Wine is bought and stored by the shop or restaurant in a specially designed barrel that keeps the wine air-tight and as fresh as if you’ve just opened the bottle yourself.
Bottling and transportation costs are averted, and premium wines can be bought at a cheaper price. Pertinent too, are the environmental benefits: less packaging means a kinder carbon footprint.
Now, Dublin shops Clontarf Wines and Dollard and Co, and Swans on the Green in Naas, are offering wine on tap. And hundreds of restaurants around the country like Luna, Etto, Chameleon, Mr Fox, Featherblade, Jo Burger and Skinflint are pouring their wines directly from specially designed barrels.
James Tobin, who took over as owner of Clontarf Wines two weeks ago, says they use a small deposit fee scheme whereby customers can bring home a bottle and return it again in exchange for a sterilised one for their next purchase.
He explains: “The wine is lovely, it keeps perfectly fresh on tap. It’s the same as when you buy a bottle from the shop and open it and it’s fresh.”
“The thing that interests people is the green ethos. Rather than shipping containers full of glass bottles across the world, we’re just dealing with the barrels (less bulk).”

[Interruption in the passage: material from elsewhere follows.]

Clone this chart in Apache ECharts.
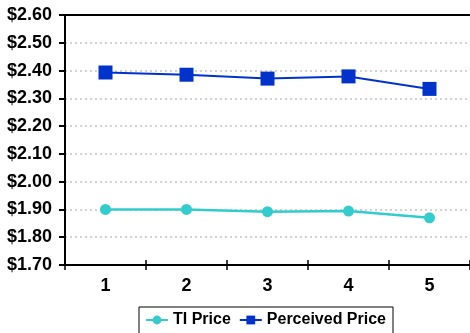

“We take a €5 deposit on the bottle, and each time you come in we give you a sterilised bottle in return.”
The system is “in its infancy, but interest is growing,” Tobin says.

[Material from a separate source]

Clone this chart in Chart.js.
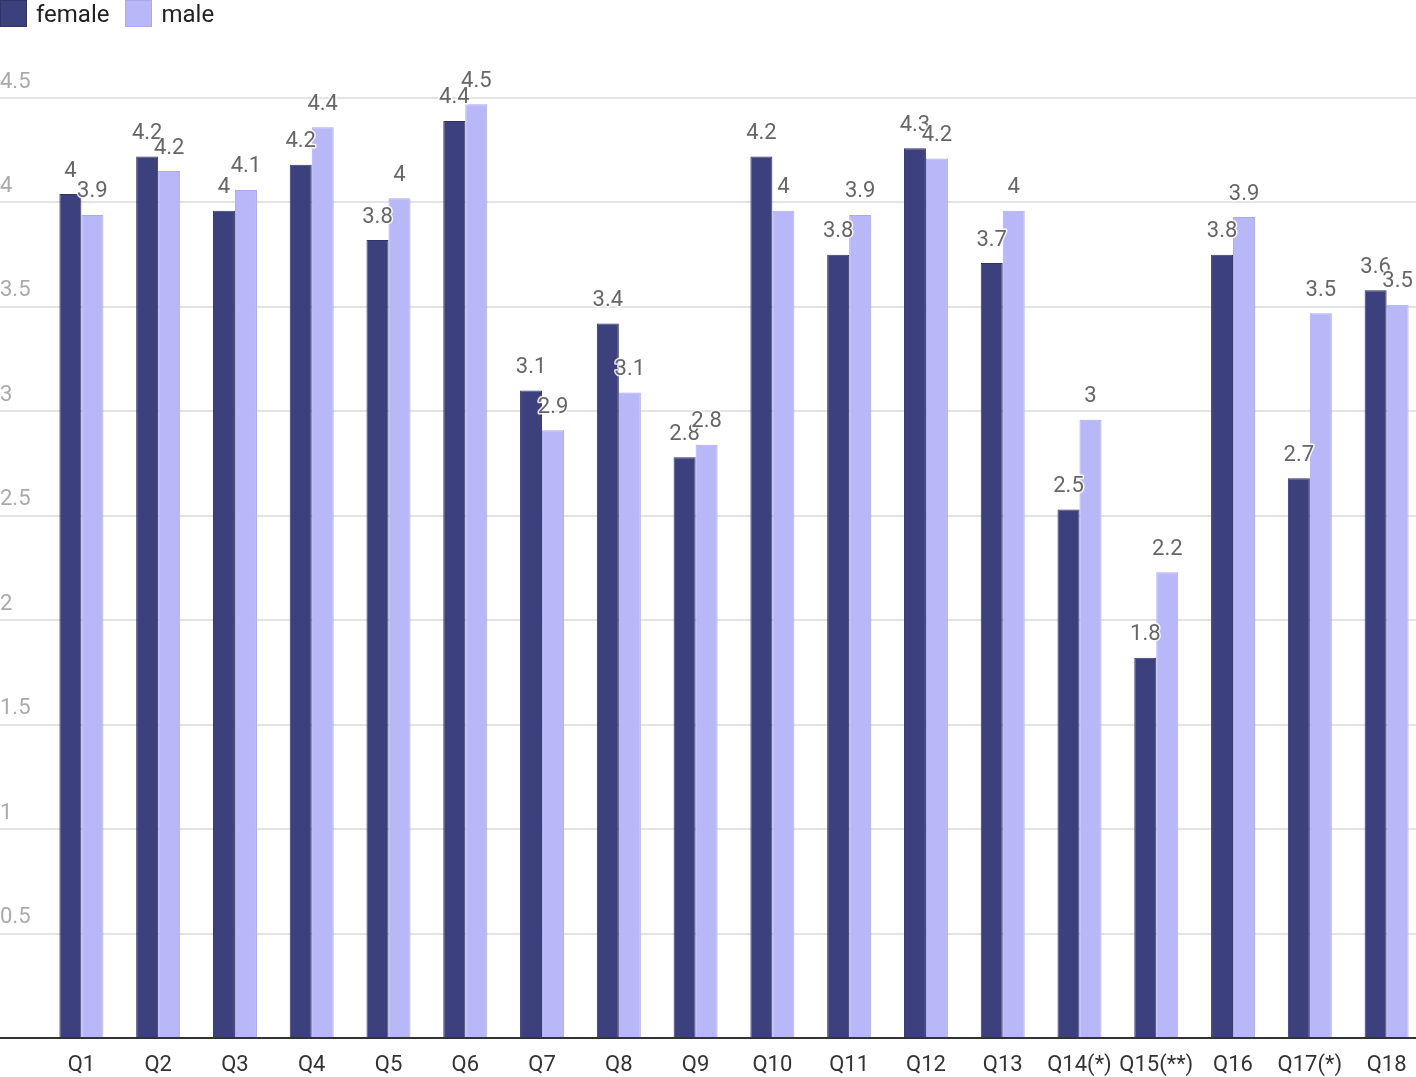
<!DOCTYPE html>
<html>
<head>
<meta charset="utf-8">
<script src="https://cdn.jsdelivr.net/npm/chart.js@4/dist/chart.umd.min.js"></script>
<style>
  html, body { margin: 0; padding: 0; background: #fff; overflow: hidden; }
  #wrap { position: relative; width: 1425px; height: 1077px; }
  #legend { position: absolute; left: 0; top: 0; display: flex; font: 24px Roboto, sans-serif; color: #222; }
  #legend .item { display: flex; align-items: center; margin-right: 16px; height: 27px; }
  #legend .box { width: 27px; height: 27px; margin-right: 9px; box-sizing: border-box; }
</style>
</head>
<body>
<div id="wrap">
  <canvas id="chart" width="1425" height="1077"></canvas>
  <div id="legend"></div>
</div>
<script>
// data
const questions = ['Q1','Q2','Q3','Q4','Q5','Q6','Q7','Q8','Q9','Q10','Q11','Q12','Q13','Q14(*)','Q15(**)','Q16','Q17(*)','Q18'];
const femaleScores = [4.04, 4.22, 3.96, 4.18, 3.82, 4.39, 3.10, 3.42, 2.78, 4.22, 3.75, 4.26, 3.71, 2.53, 1.82, 3.75, 2.68, 3.58];
const maleScores   = [3.94, 4.15, 4.06, 4.36, 4.02, 4.47, 2.91, 3.09, 2.84, 3.96, 3.94, 4.21, 3.96, 2.96, 2.23, 3.93, 3.47, 3.51];
const yTicks = [0, 0.5, 1, 1.5, 2, 2.5, 3, 3.5, 4, 4.5];

function fmt(v) {
  return String(Math.round(v * 10) / 10);
}

// value labels above bars
const barLabels = {
  id: 'barLabels',
  afterDatasetsDraw(chart) {
    const ctx = chart.ctx;
    ctx.save();
    ctx.font = '22px Roboto, sans-serif';
    ctx.textAlign = 'center';
    ctx.textBaseline = 'middle';
    ctx.lineJoin = 'round';
    chart.data.datasets.forEach((ds, i) => {
      chart.getDatasetMeta(i).data.forEach((bar, j) => {
        const txt = fmt(ds.data[j]);
        ctx.strokeStyle = 'rgba(255,255,255,0.85)';
        ctx.lineWidth = 3;
        ctx.strokeText(txt, bar.x, bar.y - 23);
        ctx.fillStyle = '#666';
        ctx.fillText(txt, bar.x, bar.y - 23);
      });
    });
    ctx.restore();
  }
};

const chart = new Chart(document.getElementById('chart'), {
  type: 'bar',
  data: {
    labels: questions,
    datasets: [{
      label: 'female',
      data: femaleScores,
      backgroundColor: '#3c407c',
      borderColor: '#30336a',
      borderWidth: 1,
      barPercentage: 1,
      categoryPercentage: 0.573
    }, {
      label: 'male',
      data: maleScores,
      backgroundColor: '#b8b8f8',
      borderColor: '#a9a9ee',
      borderWidth: 1,
      barPercentage: 1,
      categoryPercentage: 0.573
    }]
  },
  options: {
    responsive: false,
    animation: false,
    layout: { padding: { top: 98, left: 0, right: 0, bottom: 0 } },
    plugins: {
      legend: { display: false },
      tooltip: { enabled: false }
    },
    scales: {
      x: {
        grid: { display: false },
        border: { display: false },
        ticks: {
          color: '#333',
          font: { family: 'Roboto', size: 22 },
          padding: 6,
          maxRotation: 0,
          autoSkip: false
        },
        afterFit(scale) { scale.height = 39; }
      },
      y: {
        min: 0,
        max: 4.5,
        afterBuildTicks(scale) { scale.ticks = yTicks.map(v => ({ value: v })); },
        grid: {
          color: ctx => ctx.tick && ctx.tick.value === 0 ? '#333' : '#e3e3e3',
          lineWidth: 2,
          drawTicks: true,
          tickLength: 43
        },
        border: { display: false },
        ticks: {
          color: '#aaa',
          font: { family: 'Roboto', size: 22 },
          padding: 0,
          crossAlign: 'far',
          labelOffset: -16,
          callback: v => v === 0 ? '' : String(v)
        },
        afterFit(scale) { scale.width = 43; }
      }
    }
  },
  plugins: [barLabels]
});

// html legend
const legend = document.getElementById('legend');
chart.data.datasets.forEach(ds => {
  const item = document.createElement('div');
  item.className = 'item';
  const box = document.createElement('span');
  box.className = 'box';
  box.style.background = ds.backgroundColor;
  box.style.border = '1px solid ' + ds.borderColor;
  const txt = document.createElement('span');
  txt.textContent = ds.label;
  item.appendChild(box);
  item.appendChild(txt);
  legend.appendChild(item);
});
</script>
</body>
</html>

Dollard and Co, which also sells wine “en vrac” in 500 mililitre or one-litre bottles, says the benefit of wine on tap is not just environmental, but also with regard to taste and freshness.

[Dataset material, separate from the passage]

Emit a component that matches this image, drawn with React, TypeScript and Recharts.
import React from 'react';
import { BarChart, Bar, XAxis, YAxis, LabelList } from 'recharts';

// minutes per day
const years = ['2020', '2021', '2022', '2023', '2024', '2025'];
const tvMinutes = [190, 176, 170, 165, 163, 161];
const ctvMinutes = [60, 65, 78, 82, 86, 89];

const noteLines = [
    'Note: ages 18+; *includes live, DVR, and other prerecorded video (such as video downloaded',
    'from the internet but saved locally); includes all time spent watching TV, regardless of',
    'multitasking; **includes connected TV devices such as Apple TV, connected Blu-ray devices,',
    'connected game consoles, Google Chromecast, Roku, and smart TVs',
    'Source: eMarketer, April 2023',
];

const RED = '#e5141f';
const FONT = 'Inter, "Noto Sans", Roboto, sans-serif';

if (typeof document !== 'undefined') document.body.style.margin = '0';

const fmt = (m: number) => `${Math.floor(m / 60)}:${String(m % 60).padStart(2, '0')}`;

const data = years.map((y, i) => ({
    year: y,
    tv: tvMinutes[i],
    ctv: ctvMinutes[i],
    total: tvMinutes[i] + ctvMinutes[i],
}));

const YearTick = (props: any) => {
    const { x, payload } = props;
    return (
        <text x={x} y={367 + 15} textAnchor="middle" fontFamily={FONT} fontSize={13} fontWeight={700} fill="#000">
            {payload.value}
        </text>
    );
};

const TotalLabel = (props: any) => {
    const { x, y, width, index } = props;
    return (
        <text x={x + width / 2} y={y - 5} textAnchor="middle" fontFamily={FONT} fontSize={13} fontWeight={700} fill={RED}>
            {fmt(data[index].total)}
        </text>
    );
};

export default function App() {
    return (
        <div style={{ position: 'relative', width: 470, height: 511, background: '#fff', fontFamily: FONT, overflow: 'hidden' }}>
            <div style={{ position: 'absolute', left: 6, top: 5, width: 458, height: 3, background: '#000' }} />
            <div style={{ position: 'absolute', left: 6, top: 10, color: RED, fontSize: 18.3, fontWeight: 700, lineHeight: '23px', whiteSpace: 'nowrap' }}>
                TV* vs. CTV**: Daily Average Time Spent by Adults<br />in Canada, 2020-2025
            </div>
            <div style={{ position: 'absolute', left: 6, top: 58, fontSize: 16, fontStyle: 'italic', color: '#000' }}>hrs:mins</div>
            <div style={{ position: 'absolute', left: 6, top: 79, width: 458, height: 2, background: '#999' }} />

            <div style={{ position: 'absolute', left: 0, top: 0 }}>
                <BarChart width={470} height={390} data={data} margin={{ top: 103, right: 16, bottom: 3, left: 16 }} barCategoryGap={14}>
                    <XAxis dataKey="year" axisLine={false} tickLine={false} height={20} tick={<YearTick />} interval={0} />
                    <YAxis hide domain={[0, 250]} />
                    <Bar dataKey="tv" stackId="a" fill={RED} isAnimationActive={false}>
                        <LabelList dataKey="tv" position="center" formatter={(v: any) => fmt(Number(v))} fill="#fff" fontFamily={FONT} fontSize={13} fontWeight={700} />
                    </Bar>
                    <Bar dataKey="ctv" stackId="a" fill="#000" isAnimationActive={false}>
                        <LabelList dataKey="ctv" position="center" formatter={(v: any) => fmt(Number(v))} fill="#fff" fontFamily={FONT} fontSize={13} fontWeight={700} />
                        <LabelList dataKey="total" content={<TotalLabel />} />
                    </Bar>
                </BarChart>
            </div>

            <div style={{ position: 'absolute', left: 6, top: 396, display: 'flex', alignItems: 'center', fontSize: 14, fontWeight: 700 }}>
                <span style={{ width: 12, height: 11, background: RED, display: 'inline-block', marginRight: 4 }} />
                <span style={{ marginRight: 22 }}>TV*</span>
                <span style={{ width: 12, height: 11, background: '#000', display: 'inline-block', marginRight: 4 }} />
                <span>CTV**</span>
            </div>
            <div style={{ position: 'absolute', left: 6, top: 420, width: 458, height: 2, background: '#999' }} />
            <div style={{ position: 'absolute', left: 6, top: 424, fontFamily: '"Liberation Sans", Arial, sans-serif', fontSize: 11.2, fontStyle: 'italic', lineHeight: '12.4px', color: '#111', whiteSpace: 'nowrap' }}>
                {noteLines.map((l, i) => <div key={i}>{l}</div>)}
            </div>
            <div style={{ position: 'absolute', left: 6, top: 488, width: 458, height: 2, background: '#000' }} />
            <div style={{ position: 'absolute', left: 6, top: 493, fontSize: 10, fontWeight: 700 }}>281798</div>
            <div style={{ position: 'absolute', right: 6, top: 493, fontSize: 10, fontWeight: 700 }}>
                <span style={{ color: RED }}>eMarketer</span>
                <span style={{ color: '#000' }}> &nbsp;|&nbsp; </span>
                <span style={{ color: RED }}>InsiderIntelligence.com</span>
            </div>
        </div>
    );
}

Lisa Coe, Marketing Manager of Wine Lab, which supplies Dollard and Co and Clontarf Wines, says buying and drinking wine on tap is already prevalent in the USA, Canada, Spain and France.
“Environmentally, there are so many benefits to this. You reduce your recycling packaging by 95pc. Bars and restaurants have 94pc less to recycle. There’s one plastic keg which is fully recyclable.”
“When you’re trucking wine across from Europe, you can transport double the amount of wine by cask. And bottling wines are very expensive, it’s one of the most expensive things for wine makers, so you don’t have that cost. Putting wines into casks is something that the makers can do themselves, it’s easy to do.”
“Also, if you go into a pub in town now, mid-week, you could be getting the last glass of a bottle that’s been sitting there for three or four days, and it doesn’t taste nice.”
“All of these issues are eliminated, the cask is completely oxygen free.”
Coe added: “It’s a far more economical way of buying wine that needs to be drank fast. We’re not talking about expensive Bordeaux and Burgundy, or wines that need to be aged. This is for fast-moving wines that are supposed to be drank young.”